His teammates appeared to vouch for him.
“Manny’s a great guy,” said Turner, one of the Dodgers’ core leaders. “Love him. He came over here and jumped right on board with the goal to win a World Series. Obviously super talented. Don’t know what’s going to happen, don’t know what’s in his future, but definitely have a lot of respect for him and wish him all the best in the future, whatever happens.”
Late Saturday night, after a stunning loss in Game 4, Machado wore a blue cap emblazoned with the word “VILLAINS,” the “L” and the “A” in the middle represented by the Dodgers’ distinctive logo. It was a term that followed Machado throughout October, one he seemed to begrudgingly accept.
The narrative reached its peak during the National League Championship Series, with two awkward slides into second base, several crotch grabs toward the Milwaukee Brewers’ fans and one cleat to Jesus Aguilar’s foot, inspiring seven telling words from potential NL MVP Christian Yelich: “A dirty play by a dirty player.”

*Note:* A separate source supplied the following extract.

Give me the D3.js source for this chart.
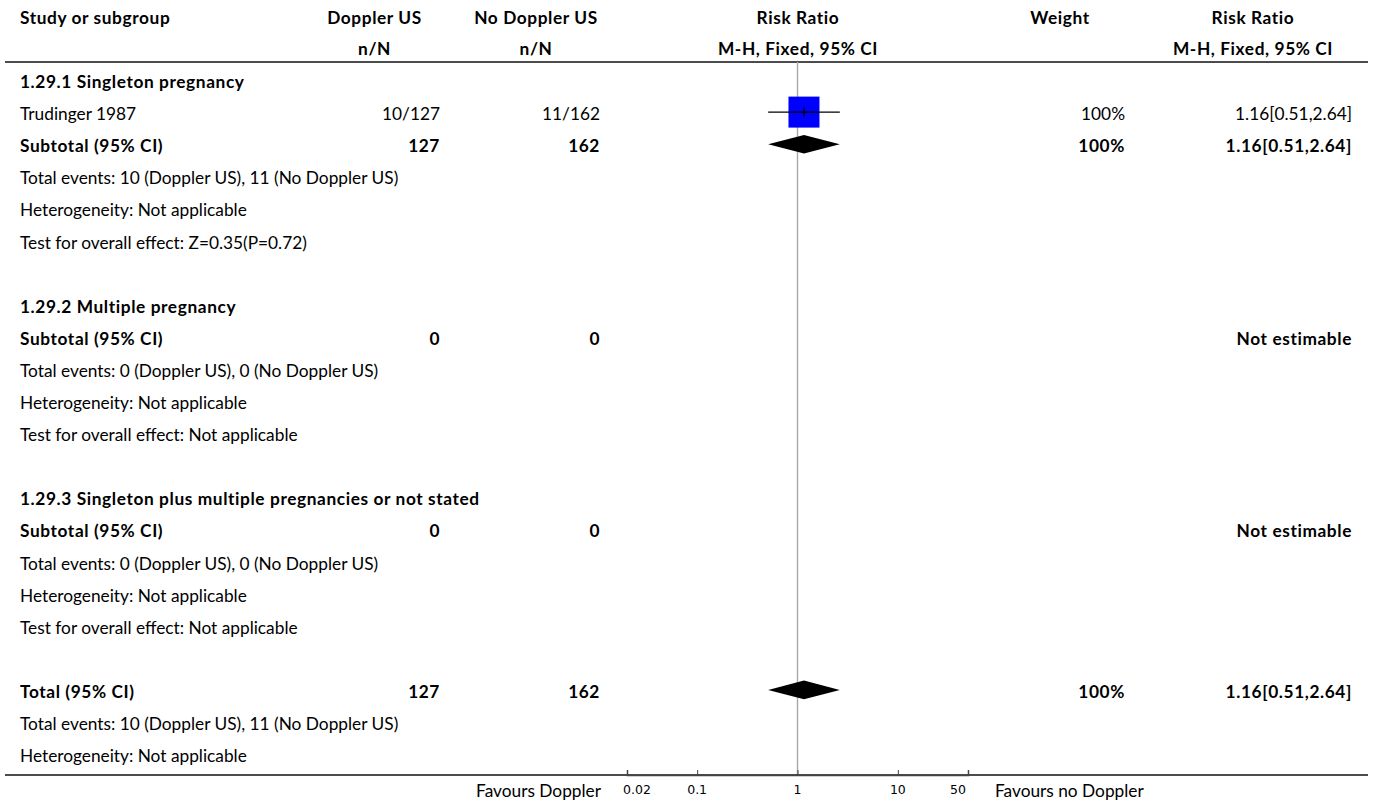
<!DOCTYPE html>
<html>
<head>
<meta charset="utf-8">
<script src="https://cdn.jsdelivr.net/npm/d3@7"></script>
<style>
  html, body { margin: 0; padding: 0; background: #fff; }
  svg text { font-family: Lato, "Noto Sans", sans-serif; font-size: 17.3px; fill: #000; }
  svg text.b { font-weight: 700; letter-spacing: 0.6px; }
</style>
</head>
<body>
<svg id="chart" width="1375" height="802"></svg>
<script>
// ---------------- data ----------------
const headers1 = ["Study or subgroup", "Doppler US", "No Doppler US", "Risk Ratio", "Weight", "Risk Ratio"];
const headers2 = ["", "n/N", "n/N", "M-H, Fixed, 95% CI", "", "M-H, Fixed, 95% CI"];

const rowLabels = [
  "1.29.1 Singleton pregnancy",
  "Trudinger 1987",
  "Subtotal (95% CI)",
  "Total events: 10 (Doppler US), 11 (No Doppler US)",
  "Heterogeneity: Not applicable",
  "Test for overall effect: Z=0.35(P=0.72)",
  "",
  "1.29.2 Multiple pregnancy",
  "Subtotal (95% CI)",
  "Total events: 0 (Doppler US), 0 (No Doppler US)",
  "Heterogeneity: Not applicable",
  "Test for overall effect: Not applicable",
  "",
  "1.29.3 Singleton plus multiple pregnancies or not stated",
  "Subtotal (95% CI)",
  "Total events: 0 (Doppler US), 0 (No Doppler US)",
  "Heterogeneity: Not applicable",
  "Test for overall effect: Not applicable",
  "",
  "Total (95% CI)",
  "Total events: 10 (Doppler US), 11 (No Doppler US)",
  "Heterogeneity: Not applicable"
];
const rowBold = [1,0,1,0,0,0,0,1,1,0,0,0,0,1,1,0,0,0,0,1,0,0];
const dopplerCol   = ["","10/127","127","","","","","","0","","","","","","0","","","","","127","",""];
const noDopplerCol = ["","11/162","162","","","","","","0","","","","","","0","","","","","162","",""];
const weightCol    = ["","100%","100%","","","","","","","","","","","","","","","","","100%","",""];
const rrCol        = ["","1.16[0.51,2.64]","1.16[0.51,2.64]","","","","","","Not estimable","","","","","","Not estimable","","","","","1.16[0.51,2.64]","",""];

// effect marks
const effectRows = [1, 2, 19];
const effectTypes = ["square", "diamond", "diamond"];
const effectRR = [1.16, 1.16, 1.16];
const effectLo = [0.51, 0.51, 0.51];
const effectHi = [2.64, 2.64, 2.64];
const effectWeight = [100, 100, 100];

const axisTicks = [0.02, 0.1, 1, 10, 50];
const axisTickLabels = ["0.02", "0.1", "1", "10", "50"];
const favoursLeft = "Favours Doppler";
const favoursRight = "Favours no Doppler";

// ---------------- layout ----------------
const svg = d3.select("#chart");
const leftX = 20;
const firstRowY = 82, rowStep = 32.1;
const headerLineY = 62, axisY = 775;

const x = d3.scaleLog().domain([0.02, 50]).range([627, 968]);
const y = d3.scaleLinear().domain([0, 1]).range([firstRowY, firstRowY + rowStep]);

const headerX = [leftX, 374.5, 536, 798, 1060, 1253];
const headerAnchor = ["start", "middle", "middle", "middle", "middle", "middle"];
const valueRight = { doppler: 440, nodoppler: 600, weight: 1125, rr: 1352 };

// headers
const hg = svg.append("g");
headers1.forEach((h, i) => {
  hg.append("text").attr("class", "b").attr("x", headerX[i]).attr("y", 24).attr("text-anchor", headerAnchor[i]).text(h);
});
headers2.forEach((h, i) => {
  if (!h) return;
  hg.append("text").attr("class", "b").attr("x", headerX[i]).attr("y", 55).attr("text-anchor", headerAnchor[i]).text(h);
});

// header line
svg.append("line").attr("x1", 5).attr("x2", 1368).attr("y1", headerLineY).attr("y2", headerLineY)
  .attr("stroke", "#111").attr("stroke-width", 1.5);

// null line
svg.append("line").attr("x1", x(1)).attr("x2", x(1)).attr("y1", headerLineY).attr("y2", axisY)
  .attr("stroke", "#a8a8a8").attr("stroke-width", 1.4);

// rows
const rg = svg.append("g");
rowLabels.forEach((lab, i) => {
  const by = y(i) + 6;
  const cls = rowBold[i] ? "b" : null;
  const add = (tx, val, anchor) => {
    if (!val) return;
    rg.append("text").attr("class", cls).attr("x", tx).attr("y", by).attr("text-anchor", anchor).text(val);
  };
  add(leftX, lab, "start");
  add(valueRight.doppler, dopplerCol[i], "end");
  add(valueRight.nodoppler, noDopplerCol[i], "end");
  add(valueRight.weight, weightCol[i], "end");
  add(valueRight.rr, rrCol[i], "end");
});

// effect marks
const size = d3.scaleSqrt().domain([0, 100]).range([0, 31]);
const mg = svg.append("g");
effectRows.forEach((r, k) => {
  const cy = y(r) - 2;
  if (effectTypes[k] === "square") {
    const s = size(effectWeight[k]);
    mg.append("rect").attr("x", x(effectRR[k]) - s / 2).attr("y", cy - s / 2)
      .attr("width", s).attr("height", s).attr("fill", "#0000ff");
    mg.append("line").attr("x1", x(effectLo[k])).attr("x2", x(effectHi[k])).attr("y1", cy).attr("y2", cy)
      .attr("stroke", "#000").attr("stroke-width", 1.4);
    mg.append("line").attr("x1", x(effectRR[k])).attr("x2", x(effectRR[k])).attr("y1", cy - 4.5).attr("y2", cy + 4.5)
      .attr("stroke", "#000").attr("stroke-width", 1.4);
  } else {
    const h = 9.3;
    const pts = [[x(effectLo[k]), cy], [x(effectRR[k]), cy - h], [x(effectHi[k]), cy], [x(effectRR[k]), cy + h]];
    mg.append("path").attr("d", d3.line()(pts) + "Z").attr("fill", "#000");
  }
});

// bottom axis line
svg.append("line").attr("x1", 5).attr("x2", 1368).attr("y1", axisY).attr("y2", axisY)
  .attr("stroke", "#111").attr("stroke-width", 1.5);

const axis = d3.axisTop(x).tickValues(axisTicks).tickSize(5).tickFormat(() => "");
const ag = svg.append("g").attr("transform", `translate(0,${axisY})`).call(axis);
ag.select(".domain").attr("stroke", "#444").attr("stroke-width", 1.5);
ag.selectAll(".tick line").attr("stroke", "#444");

// tick labels (end labels pulled inward like the original)
const tickShift = [10, 0, 0, 0, -10];
axisTicks.forEach((t, i) => {
  svg.append("text").attr("x", x(t) + tickShift[i]).attr("y", 794).attr("text-anchor", "middle")
    .style("font-family", "'DejaVu Sans', sans-serif").style("font-size", "12.5px").text(axisTickLabels[i]);
});

svg.append("text").attr("x", 601).attr("y", 797).attr("text-anchor", "end").text(favoursLeft);
svg.append("text").attr("x", 995).attr("y", 797).attr("text-anchor", "start").text(favoursRight);
</script>
</body>
</html>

Machado’s comments during a Fox interview — that hustling is “not my cup of tea” — lingered over him, igniting criticism from fans and players alike. He was booed by his home crowd for coasting into first base on a line drive that bounced off the left-field wall in the sixth inning of Game 3, the last in an assortment of similar incidents.
“There’s nothing to say,” Machado said of the flak that engulfed him this month. “Everyone’s going to have their own opinions on everything. The only thing that matters is these 25 guys in here. We play this game for every single player in there. We play for that, what they [the Red Sox] just celebrated.”
Machado finished the 2018 regular season with 37 home runs, 107 RBIs and a career-high .905 OPS. But his slash line with the Dodgers (.273/.338/.487) was dwarfed by his slash line with the Baltimore Orioles, who play their home games in a hitter-friendly park (.315/.387/.575). With the Dodgers, Machado, a two-time Gold Glove Award winner at third base, proved he can play an adequate shortstop on an everyday basis. He had big moments, several of them in important games throughout September and a few more in the NLCS — but he didn’t produce in the World Series.
Had Machado performed well against Boston and helped lift the organization to its first championship in 30 years, perhaps the Dodgers and their pragmatic front office would have tried their best to make this work.
But Machado batted just .182 against the Red Sox and the Dodgers lost in five games.
“I don’t know what’s going to happen,” Machado said. “It’s not a decision I can make right now. Just remember this moment, remember these great couple months we had here, and see what happens.”